For a brief, enchanted moment on Sunday, visitors to the Ackland Art Museum were transported into the visual and auditory world of a French noble of the late 18th century.
At "Music in the Galleries," members of the UNC Baroque Ensemble performed for about half an hour, followed by a tour of the exhibition “Reform to Restoration: French Drawings from Louis XVI to Louis XVIII (1770-1830)”.
Four experienced members of the Baroque Ensemble and their director, Brent Wissick, performed for an audience of about 45 people. They played movements from symphonies by Joseph Haydn and Joseph Bologne and a sonata by Andreas Lidl.
Dana Cowen, the Ackland’s Sheldon Peck Curator for European and American Art before 1950, helped pick the 90 drawings from the private Horvitz Collection of French art for "Reform to Restoration." The Ackland has worked on two previous exhibitions with the Horvitz Collection.
“What drew me to doing this exhibition here was just the sheer quality of these drawings, the talent and creativity of French artists of the late 18th and early 19th centuries, the technical skills that they're using to make these drawings for such a variety of media,” Cowen said.
If you closed your eyes during the performance, you could almost imagine that you indeed were in a Parisian salon in 1780. You heard the same notes, and felt the same anxiety waiting for a break in the music if you needed to cough. The drawings showed the same scenes, from the murder of Amnon to episodes in Ovid’s "Metamorphoses" to the celebration of the anniversary of the French Revolution.

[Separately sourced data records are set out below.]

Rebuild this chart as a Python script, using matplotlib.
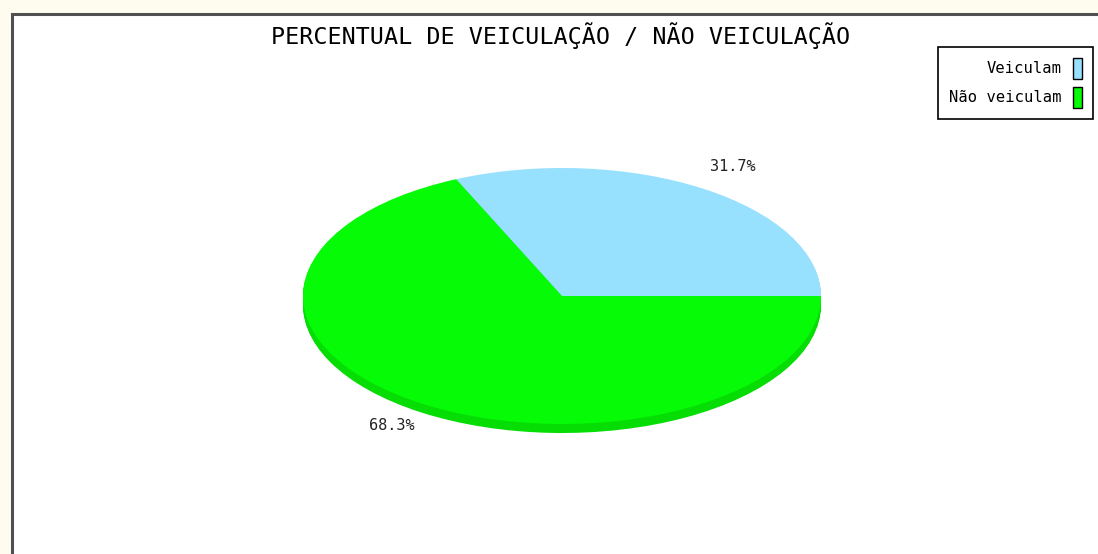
import matplotlib
matplotlib.use("Agg")
import matplotlib.pyplot as plt
from matplotlib.patches import Rectangle, Patch
import matplotlib.colors as mcolors

# ---- data ----
title = "PERCENTUAL DE VEICULAÇÃO / NÃO VEICULAÇÃO"
categories = ["Veiculam", "Não veiculam"]
values = [31.7, 68.3]
colors = ["#98E1FE", "#06FB06"]

W, H = 1098, 554
fig = plt.figure(figsize=(W / 100, H / 100), dpi=100)
fig.patch.set_facecolor("#FEFCEF")

# white panel with dark border (top/left visible)
panel = Rectangle((12 / W, -0.1), 1.2, (H - 14) / H + 0.1,
                  transform=fig.transFigure, facecolor="white",
                  edgecolor="#505050", linewidth=2.2, zorder=-5)
fig.patches.append(panel)

mono = "DejaVu Sans Mono"
fig.text(561 / W, 1 - 36 / H, title, ha="center", va="center",
         fontsize=16.8, family=mono, color="black")

# pie axes: bounding box of the top ellipse
ax = fig.add_axes([303 / W, (H - 424) / H, 518 / W, 256 / H])
ax.set_facecolor("none")
ax.set_zorder(2)

depth_px = 9
ry_px = 128.0
dark = [tuple(c * 0.88 for c in mcolors.to_rgb(col)) for col in colors]
for k in range(depth_px, 0, -1):
    ax.pie(values, colors=dark, startangle=0, counterclock=True,
           center=(0, -k / ry_px), radius=1.0,
           wedgeprops=dict(linewidth=0))

wedges, texts, autotexts = ax.pie(
    values, colors=colors, startangle=0, counterclock=True,
    autopct="%.1f%%", pctdistance=1.21, radius=1.0,
    wedgeprops=dict(linewidth=0),
    textprops=dict(family=mono, fontsize=11, color="#222222"))

ax.set_aspect("auto")
ax.set_xlim(-1, 1)
ax.set_ylim(-1, 1)
ax.axis("off")

# legend with swatches on the right
handles = [Patch(facecolor=c, edgecolor="black", linewidth=1) for c in colors]
leg = fig.legend(handles, categories, loc="upper right",
                 bbox_to_anchor=(1093 / W, 1 - 47 / H),
                 markerfirst=False, frameon=True, fancybox=False,
                 edgecolor="black", framealpha=1,
                 prop=dict(family=mono, size=11.2),
                 handlelength=0.6, handleheight=1.7, handletextpad=0.75,
                 labelspacing=0.5, borderpad=0.7, borderaxespad=0)
leg.set_zorder(3)
leg.get_frame().set_linewidth(1.2)
for t in leg.get_texts():
    t.set_ha("right")
leg._legend_box.align = "right"

fig.savefig("out.png", dpi=100, facecolor=fig.get_facecolor())
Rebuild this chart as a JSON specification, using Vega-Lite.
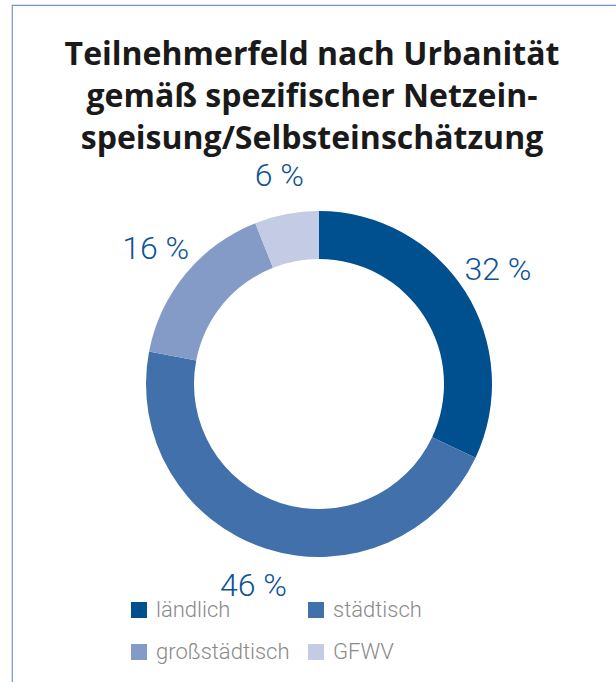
{
  "$schema": "https://vega.github.io/schema/vega-lite/v6.json",
  "width": 614,
  "height": 758,
  "autosize": {"type": "none"},
  "padding": {"left": 12, "top": 5, "right": 0, "bottom": 0},
  "background": "white",
  "view": {"stroke": "#6f95d0", "strokeWidth": 1.2},
  "title": {
    "text": ["Teilnehmerfeld nach Urbanität", "gemäß spezifischer Netzein-", "speisung/Selbsteinschätzung"],
    "orient": "top",
    "anchor": "middle",
    "frame": "group",
    "offset": -183,
    "dx": -7,
    "fontSize": 32,
    "font": "Open Sans",
    "fontWeight": "bold",
    "color": "#1a1a1a",
    "lineHeight": 42,
    "baseline": "bottom"
  },
  "data": {
    "values": [
      {"category": "ländlich", "value": 32},
      {"category": "städtisch", "value": 46},
      {"category": "großstädtisch", "value": 16},
      {"category": "GFWV", "value": 6}
    ]
  },
  "transform": [
    {"window": [{"op": "row_number", "as": "rank"}]},
    {"calculate": "datum.value + ' %'", "as": "label"}
  ],
  "encoding": {
    "theta": {"field": "value", "type": "quantitative", "stack": true},
    "order": {"field": "rank", "type": "quantitative"}
  },
  "layer": [
    {
      "mark": {"type": "arc", "innerRadius": 125, "outerRadius": 173},
      "encoding": {
        "color": {
          "field": "category",
          "type": "nominal",
          "sort": ["ländlich", "städtisch", "großstädtisch", "GFWV"],
          "scale": {
            "domain": ["ländlich", "städtisch", "großstädtisch", "GFWV"],
            "range": ["#004f8f", "#4170ab", "#859bc7", "#c3cbe5"]
          },
          "legend": {
            "title": null,
            "orient": "none",
            "legendX": 116,
            "legendY": 594,
            "direction": "horizontal",
            "columns": 2,
            "columnPadding": 15,
            "rowPadding": 20,
            "symbolType": "square",
            "symbolSize": 256,
            "symbolStrokeWidth": 0,
            "symbolOffset": 0,
            "labelOffset": 6,
            "labelFontSize": 22,
            "labelFont": "Roboto",
            "labelFontWeight": 300,
            "labelColor": "#8a8a8a",
            "labelLimit": 300
          }
        }
      }
    },
    {
      "mark": {"type": "text", "radius": 212, "fontSize": 32, "font": "Roboto", "fontWeight": 300, "color": "#0d5396"},
      "encoding": {
        "text": {"field": "label", "type": "nominal"}
      }
    }
  ]
}
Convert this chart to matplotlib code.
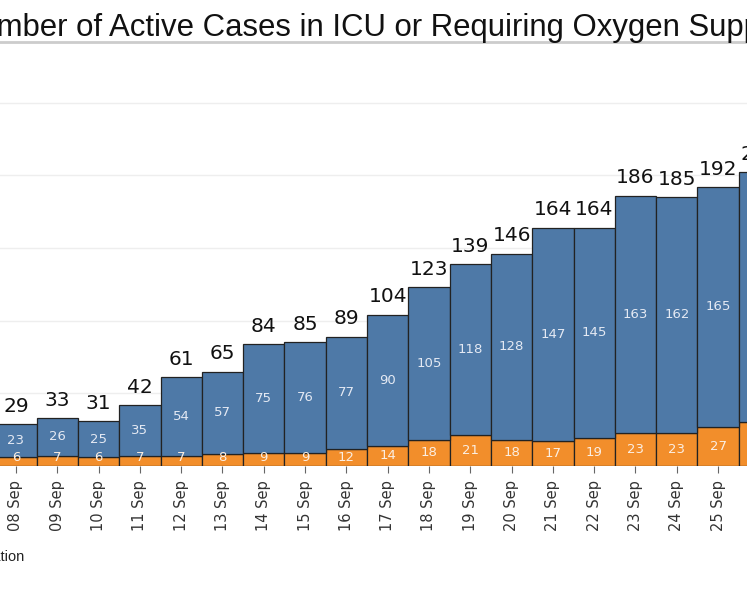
import matplotlib.pyplot as plt
import numpy as np

# data
dates = ['08 Sep', '09 Sep', '10 Sep', '11 Sep', '12 Sep', '13 Sep', '14 Sep',
         '15 Sep', '16 Sep', '17 Sep', '18 Sep', '19 Sep', '20 Sep', '21 Sep',
         '22 Sep', '23 Sep', '24 Sep', '25 Sep', '26 Sep']
icu = [6, 7, 6, 7, 7, 8, 9, 9, 12, 14, 18, 21, 18, 17, 19, 23, 23, 27, 30]
oxygen = [23, 26, 25, 35, 54, 57, 75, 76, 77, 90, 105, 118, 128, 147, 145,
          163, 162, 165, 172]

blue = '#4e79a7'
orange = '#f28e2b'

icu = np.array(icu)
oxygen = np.array(oxygen)
total = icu + oxygen
x = np.arange(len(dates))

fig = plt.figure(figsize=(7.47, 5.98), dpi=100)
ax = fig.add_axes([0, 132/598, 1, 407/598])

ax.bar(x, icu, width=1.0, color=orange, edgecolor='#222222', linewidth=0.9, zorder=2)
ax.bar(x, oxygen, bottom=icu, width=1.0, color=blue, edgecolor='#222222',
       linewidth=0.9, zorder=2)

for i in x:
    ax.text(i, max(icu[i] / 2, 6.0), str(icu[i]), ha='center', va='center',
            fontsize=9.5, color='#fbeee2', zorder=3)
    ax.text(i, icu[i] + oxygen[i] / 2, str(oxygen[i]), ha='center', va='center',
            fontsize=9.5, color='#e4e9f3', zorder=3)
    ax.annotate(str(total[i]), (i, total[i]), xytext=(0, 6), textcoords='offset points',
                ha='center', va='bottom', fontsize=14.5, color='#111111', zorder=3,
                annotation_clip=False)

ax.set_yticks([0, 50, 100, 150, 200, 250])
ax.yaxis.grid(True, color='#eeeeee', linewidth=1.0, zorder=0)
ax.set_axisbelow(True)
ax.tick_params(axis='y', left=False, labelleft=False)
ax.set_xticks(x)
ax.set_xticklabels(dates, rotation=90, fontsize=10.5, color='#333333')
ax.tick_params(axis='x', length=5, color='#666666', pad=5)
# limits after the ticks, otherwise set_xticks widens the view
ax.set_xlim(-0.387, 17.70)
ax.set_ylim(0, 280)
for s in ax.spines.values():
    s.set_visible(False)

# title, cut off on both sides like the source
fig.text(-0.058, 1 - 28/598, 'Number of Active Cases in ICU or Requiring Oxygen Support',
         ha='left', va='center', fontsize=22.4, family='Liberation Sans', color='#111111')
fig.add_artist(plt.Line2D([0, 1], [1 - 42/598, 1 - 42/598], color='#cccccc', linewidth=2))

# legend label, mostly off the left edge
fig.text(24/747, 1 - 557/598, 'Requiring Oxygen Supplementation', ha='right', va='center',
         fontsize=10.5, family='Liberation Sans', color='#222222')

fig.savefig('out.png', dpi=100)
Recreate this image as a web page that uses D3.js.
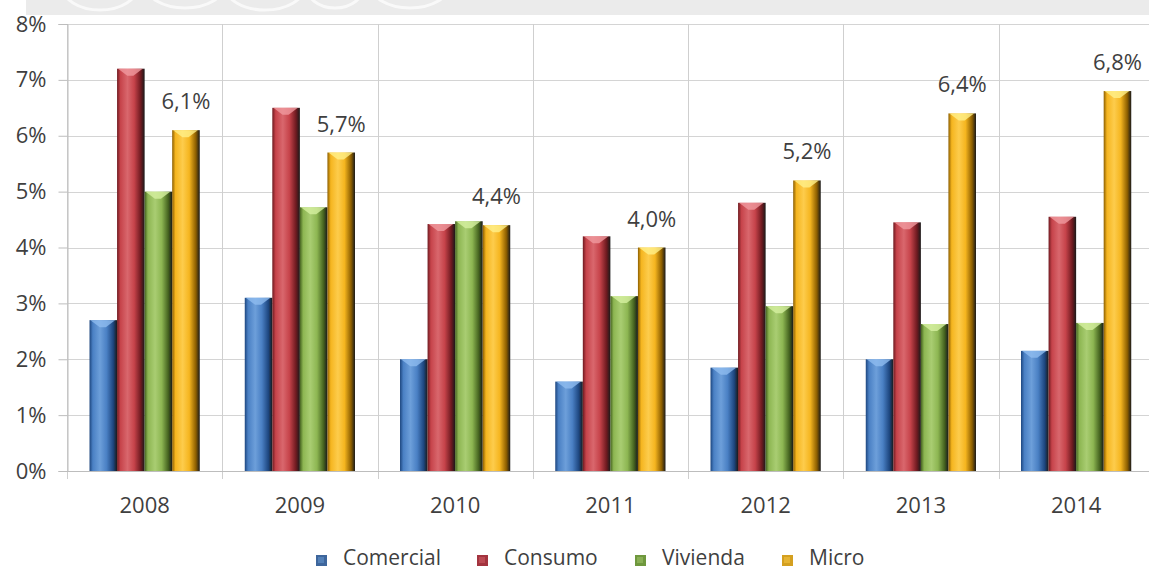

Cowen chose to organize the pieces into thematic categories rather than arrange them chronologically or by style. A drawing of a woman sitting in the dark in classical robes by François-André Vincent seems initially quite distant from today's audiences until they realize that the drawing is in the section on agony, and the woman is mourning her father’s death — just as people do now.
Thankfully, though, attendees did not have to experience everything a French noble of that tumultuous era would have gone through, including potential exile and beheading during the French Revolution and the Napoleonic Wars. The drawings and symphonies themselves reflect that chaotic time.
Haydn remained popular in Paris despite France’s political rivalry with his native Austria, but many of the drawings capture contemporary scenes including Napoleon’s invasion of Egypt and a portrait of Joseph-Ignace Guillotin, who gave his name to the execution device that beheaded thousands, including Louis XVI.